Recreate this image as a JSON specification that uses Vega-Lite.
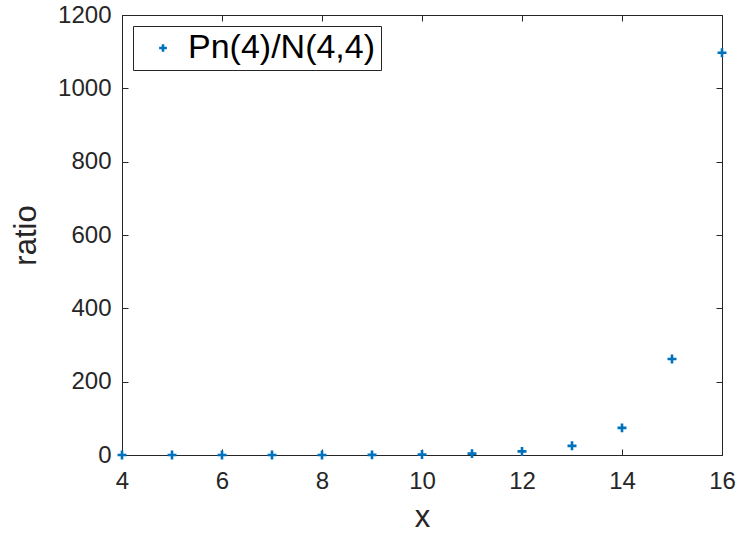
{
  "$schema": "https://vega.github.io/schema/vega-lite/v6.json",
  "autosize": "none",
  "width": 600,
  "height": 440,
  "padding": {"left": 122, "top": 15, "right": 18, "bottom": 80},
  "background": "white",
  "config": {
    "view": {"stroke": "#262626", "strokeWidth": 1},
    "font": "Liberation Sans",
    "axis": {
      "grid": false,
      "domainColor": "#262626",
      "tickColor": "#262626",
      "labelColor": "#262626",
      "titleColor": "#262626",
      "labelFont": "Liberation Sans",
      "titleFont": "Liberation Sans",
      "labelFontSize": 24,
      "titleFontSize": 31,
      "titleFontWeight": "normal",
      "tickSize": -6,
      "tickWidth": 1,
      "labelFlush": false,
      "labelOverlap": false
    }
  },
  "data": {
    "values": [
      {"x": 4, "ratio": 0.03},
      {"x": 5, "ratio": 0.05},
      {"x": 6, "ratio": 0.08},
      {"x": 7, "ratio": 0.12},
      {"x": 8, "ratio": 0.2},
      {"x": 9, "ratio": 0.4},
      {"x": 10, "ratio": 1.2},
      {"x": 11, "ratio": 3.8},
      {"x": 12, "ratio": 9.8},
      {"x": 13, "ratio": 25},
      {"x": 14, "ratio": 74},
      {"x": 15, "ratio": 262},
      {"x": 16, "ratio": 1097}
    ]
  },
  "layer": [
    {
      "mark": {"type": "point", "opacity": 0},
      "encoding": {
        "x": {"field": "x", "type": "quantitative", "scale": {"domain": [4, 16], "nice": false},
              "axis": {"orient": "top", "labels": false, "title": null, "values": [4,6,8,10,12,14,16], "domain": false}},
        "y": {"field": "ratio", "type": "quantitative", "scale": {"domain": [0, 1200], "nice": false},
              "axis": {"orient": "right", "labels": false, "title": null, "values": [0,200,400,600,800,1000,1200], "domain": false}}
      }
    },
    {
      "mark": {"type": "point", "filled": false, "opacity": 1, "strokeWidth": 2.6, "size": 80,
               "shape": "M-1,0H1M0,-1V1"},
      "encoding": {
        "x": {"field": "x", "type": "quantitative", "scale": {"domain": [4, 16], "nice": false},
              "axis": {"orient": "bottom", "title": "x", "format": "d", "values": [4,6,8,10,12,14,16], "labelPadding": 20, "titlePadding": 9}},
        "y": {"field": "ratio", "type": "quantitative", "scale": {"domain": [0, 1200], "nice": false},
              "axis": {"orient": "left", "title": "ratio", "format": "d", "values": [0,200,400,600,800,1000,1200], "labelPadding": 17, "titlePadding": 15}},
        "color": {"datum": "Pn(4)/N(4,4)", "type": "nominal", "scale": {"range": ["#0072BD"]},
                  "legend": {"title": null, "orient": "top-left", "offset": 11,
                             "strokeColor": "#262626", "fillColor": "white", "padding": 5,
                             "labelFontSize": 34, "labelFont": "Liberation Sans", "labelColor": "#000000",
                             "symbolType": "M-1,0H1M0,-1V1", "symbolStrokeWidth": 2.6, "symbolSize": 60, "symbolOpacity": 1,
                             "labelOffset": 8, "symbolOffset": 8, "labelLimit": 400}}
      }
    }
  ],
  "resolve": {"axis": {"x": "independent", "y": "independent"}}
}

* * *

Return the material exactly as given, apart from the pictures.

Recreate this image as a JSON specification that uses Vega-Lite.
{
  "$schema": "https://vega.github.io/schema/vega-lite/v6.json",
  "autosize": "none",
  "width": 600,
  "height": 440,
  "padding": {"left": 122, "top": 15, "right": 18, "bottom": 80},
  "background": "white",
  "config": {
    "view": {"stroke": "#262626", "strokeWidth": 1},
    "font": "Liberation Sans",
    "axis": {
      "grid": false,
      "domainColor": "#262626",
      "tickColor": "#262626",
      "labelColor": "#262626",
      "titleColor": "#262626",
      "labelFont": "Liberation Sans",
      "titleFont": "Liberation Sans",
      "labelFontSize": 24,
      "titleFontSize": 31,
      "titleFontWeight": "normal",
      "tickSize": -6,
      "tickWidth": 1,
      "labelFlush": false,
      "labelOverlap": false
    }
  },
  "data": {
    "values": [
      {"x": 4, "ratio": 0.03},
      {"x": 5, "ratio": 0.05},
      {"x": 6, "ratio": 0.08},
      {"x": 7, "ratio": 0.12},
      {"x": 8, "ratio": 0.2},
      {"x": 9, "ratio": 0.4},
      {"x": 10, "ratio": 1.2},
      {"x": 11, "ratio": 3.8},
      {"x": 12, "ratio": 9.8},
      {"x": 13, "ratio": 25},
      {"x": 14, "ratio": 74},
      {"x": 15, "ratio": 262},
      {"x": 16, "ratio": 1097}
    ]
  },
  "layer": [
    {
      "mark": {"type": "point", "opacity": 0},
      "encoding": {
        "x": {"field": "x", "type": "quantitative", "scale": {"domain": [4, 16], "nice": false},
              "axis": {"orient": "top", "labels": false, "title": null, "values": [4,6,8,10,12,14,16], "domain": false}},
        "y": {"field": "ratio", "type": "quantitative", "scale": {"domain": [0, 1200], "nice": false},
              "axis": {"orient": "right", "labels": false, "title": null, "values": [0,200,400,600,800,1000,1200], "domain": false}}
      }
    },
    {
      "mark": {"type": "point", "filled": false, "opacity": 1, "strokeWidth": 2.6, "size": 80,
               "shape": "M-1,0H1M0,-1V1"},
      "encoding": {
        "x": {"field": "x", "type": "quantitative", "scale": {"domain": [4, 16], "nice": false},
              "axis": {"orient": "bottom", "title": "x", "format": "d", "values": [4,6,8,10,12,14,16], "labelPadding": 20, "titlePadding": 9}},
        "y": {"field": "ratio", "type": "quantitative", "scale": {"domain": [0, 1200], "nice": false},
              "axis": {"orient": "left", "title": "ratio", "format": "d", "values": [0,200,400,600,800,1000,1200], "labelPadding": 17, "titlePadding": 15}},
        "color": {"datum": "Pn(4)/N(4,4)", "type": "nominal", "scale": {"range": ["#0072BD"]},
                  "legend": {"title": null, "orient": "top-left", "offset": 11,
                             "strokeColor": "#262626", "fillColor": "white", "padding": 5,
                             "labelFontSize": 34, "labelFont": "Liberation Sans", "labelColor": "#000000",
                             "symbolType": "M-1,0H1M0,-1V1", "symbolStrokeWidth": 2.6, "symbolSize": 60, "symbolOpacity": 1,
                             "labelOffset": 8, "symbolOffset": 8, "labelLimit": 400}}
      }
    }
  ],
  "resolve": {"axis": {"x": "independent", "y": "independent"}}
}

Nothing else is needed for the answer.